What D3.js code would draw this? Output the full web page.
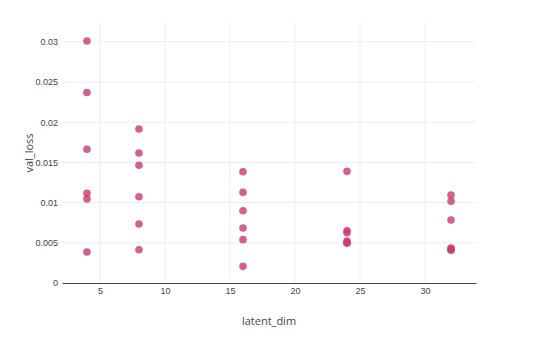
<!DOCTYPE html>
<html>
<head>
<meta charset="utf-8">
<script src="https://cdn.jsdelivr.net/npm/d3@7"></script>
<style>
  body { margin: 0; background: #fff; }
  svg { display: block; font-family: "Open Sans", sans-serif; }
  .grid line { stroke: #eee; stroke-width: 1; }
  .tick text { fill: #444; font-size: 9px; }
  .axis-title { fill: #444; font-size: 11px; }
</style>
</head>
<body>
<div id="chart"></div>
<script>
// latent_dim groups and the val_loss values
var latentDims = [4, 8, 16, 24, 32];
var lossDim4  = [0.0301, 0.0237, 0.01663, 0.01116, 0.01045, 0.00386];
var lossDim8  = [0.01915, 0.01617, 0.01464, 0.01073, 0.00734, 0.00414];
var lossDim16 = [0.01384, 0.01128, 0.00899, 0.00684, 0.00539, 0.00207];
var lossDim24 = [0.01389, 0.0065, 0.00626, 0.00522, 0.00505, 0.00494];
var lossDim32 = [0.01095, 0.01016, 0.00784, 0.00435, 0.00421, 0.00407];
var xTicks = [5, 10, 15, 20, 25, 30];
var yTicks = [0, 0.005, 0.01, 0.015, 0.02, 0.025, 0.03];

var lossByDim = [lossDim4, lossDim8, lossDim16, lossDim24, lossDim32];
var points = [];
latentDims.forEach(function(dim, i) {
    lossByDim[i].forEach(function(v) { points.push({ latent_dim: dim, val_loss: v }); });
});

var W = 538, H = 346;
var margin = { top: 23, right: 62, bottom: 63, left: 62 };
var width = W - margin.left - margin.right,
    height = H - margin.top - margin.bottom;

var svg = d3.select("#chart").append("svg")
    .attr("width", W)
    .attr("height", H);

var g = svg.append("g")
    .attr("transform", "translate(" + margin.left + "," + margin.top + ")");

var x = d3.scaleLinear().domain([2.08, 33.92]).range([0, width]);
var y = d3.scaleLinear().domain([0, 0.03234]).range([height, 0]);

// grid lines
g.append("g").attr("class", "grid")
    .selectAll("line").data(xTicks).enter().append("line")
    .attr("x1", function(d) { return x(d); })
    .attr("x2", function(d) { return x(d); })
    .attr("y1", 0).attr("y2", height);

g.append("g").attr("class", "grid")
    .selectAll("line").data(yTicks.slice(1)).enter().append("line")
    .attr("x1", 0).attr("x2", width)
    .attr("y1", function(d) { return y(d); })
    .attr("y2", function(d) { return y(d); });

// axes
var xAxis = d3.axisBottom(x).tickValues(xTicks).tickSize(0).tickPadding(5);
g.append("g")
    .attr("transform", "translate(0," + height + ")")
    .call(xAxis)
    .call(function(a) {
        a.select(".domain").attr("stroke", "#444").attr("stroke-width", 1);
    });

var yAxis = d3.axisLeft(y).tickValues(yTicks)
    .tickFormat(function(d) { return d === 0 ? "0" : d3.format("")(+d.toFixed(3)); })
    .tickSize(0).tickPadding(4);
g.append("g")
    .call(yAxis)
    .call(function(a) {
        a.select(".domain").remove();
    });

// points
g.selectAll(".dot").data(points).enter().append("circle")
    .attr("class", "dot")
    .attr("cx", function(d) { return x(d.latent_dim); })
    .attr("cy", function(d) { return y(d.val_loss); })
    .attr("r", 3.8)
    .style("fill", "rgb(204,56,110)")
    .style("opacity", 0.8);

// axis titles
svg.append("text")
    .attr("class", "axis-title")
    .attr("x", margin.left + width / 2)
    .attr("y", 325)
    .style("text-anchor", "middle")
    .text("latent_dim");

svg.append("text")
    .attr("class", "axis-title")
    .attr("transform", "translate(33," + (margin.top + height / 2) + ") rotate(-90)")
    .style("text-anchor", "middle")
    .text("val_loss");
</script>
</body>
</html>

=======

* _Task prompt_
Repeat the material exactly as it reads, without any of its pictures.

* _Solution_
What D3.js code would draw this? Output the full web page.
<!DOCTYPE html>
<html>
<head>
<meta charset="utf-8">
<script src="https://cdn.jsdelivr.net/npm/d3@7"></script>
<style>
  body { margin: 0; background: #fff; }
  svg { display: block; font-family: "Open Sans", sans-serif; }
  .grid line { stroke: #eee; stroke-width: 1; }
  .tick text { fill: #444; font-size: 9px; }
  .axis-title { fill: #444; font-size: 11px; }
</style>
</head>
<body>
<div id="chart"></div>
<script>
// latent_dim groups and the val_loss values
var latentDims = [4, 8, 16, 24, 32];
var lossDim4  = [0.0301, 0.0237, 0.01663, 0.01116, 0.01045, 0.00386];
var lossDim8  = [0.01915, 0.01617, 0.01464, 0.01073, 0.00734, 0.00414];
var lossDim16 = [0.01384, 0.01128, 0.00899, 0.00684, 0.00539, 0.00207];
var lossDim24 = [0.01389, 0.0065, 0.00626, 0.00522, 0.00505, 0.00494];
var lossDim32 = [0.01095, 0.01016, 0.00784, 0.00435, 0.00421, 0.00407];
var xTicks = [5, 10, 15, 20, 25, 30];
var yTicks = [0, 0.005, 0.01, 0.015, 0.02, 0.025, 0.03];

var lossByDim = [lossDim4, lossDim8, lossDim16, lossDim24, lossDim32];
var points = [];
latentDims.forEach(function(dim, i) {
    lossByDim[i].forEach(function(v) { points.push({ latent_dim: dim, val_loss: v }); });
});

var W = 538, H = 346;
var margin = { top: 23, right: 62, bottom: 63, left: 62 };
var width = W - margin.left - margin.right,
    height = H - margin.top - margin.bottom;

var svg = d3.select("#chart").append("svg")
    .attr("width", W)
    .attr("height", H);

var g = svg.append("g")
    .attr("transform", "translate(" + margin.left + "," + margin.top + ")");

var x = d3.scaleLinear().domain([2.08, 33.92]).range([0, width]);
var y = d3.scaleLinear().domain([0, 0.03234]).range([height, 0]);

// grid lines
g.append("g").attr("class", "grid")
    .selectAll("line").data(xTicks).enter().append("line")
    .attr("x1", function(d) { return x(d); })
    .attr("x2", function(d) { return x(d); })
    .attr("y1", 0).attr("y2", height);

g.append("g").attr("class", "grid")
    .selectAll("line").data(yTicks.slice(1)).enter().append("line")
    .attr("x1", 0).attr("x2", width)
    .attr("y1", function(d) { return y(d); })
    .attr("y2", function(d) { return y(d); });

// axes
var xAxis = d3.axisBottom(x).tickValues(xTicks).tickSize(0).tickPadding(5);
g.append("g")
    .attr("transform", "translate(0," + height + ")")
    .call(xAxis)
    .call(function(a) {
        a.select(".domain").attr("stroke", "#444").attr("stroke-width", 1);
    });

var yAxis = d3.axisLeft(y).tickValues(yTicks)
    .tickFormat(function(d) { return d === 0 ? "0" : d3.format("")(+d.toFixed(3)); })
    .tickSize(0).tickPadding(4);
g.append("g")
    .call(yAxis)
    .call(function(a) {
        a.select(".domain").remove();
    });

// points
g.selectAll(".dot").data(points).enter().append("circle")
    .attr("class", "dot")
    .attr("cx", function(d) { return x(d.latent_dim); })
    .attr("cy", function(d) { return y(d.val_loss); })
    .attr("r", 3.8)
    .style("fill", "rgb(204,56,110)")
    .style("opacity", 0.8);

// axis titles
svg.append("text")
    .attr("class", "axis-title")
    .attr("x", margin.left + width / 2)
    .attr("y", 325)
    .style("text-anchor", "middle")
    .text("latent_dim");

svg.append("text")
    .attr("class", "axis-title")
    .attr("transform", "translate(33," + (margin.top + height / 2) + ") rotate(-90)")
    .style("text-anchor", "middle")
    .text("val_loss");
</script>
</body>
</html>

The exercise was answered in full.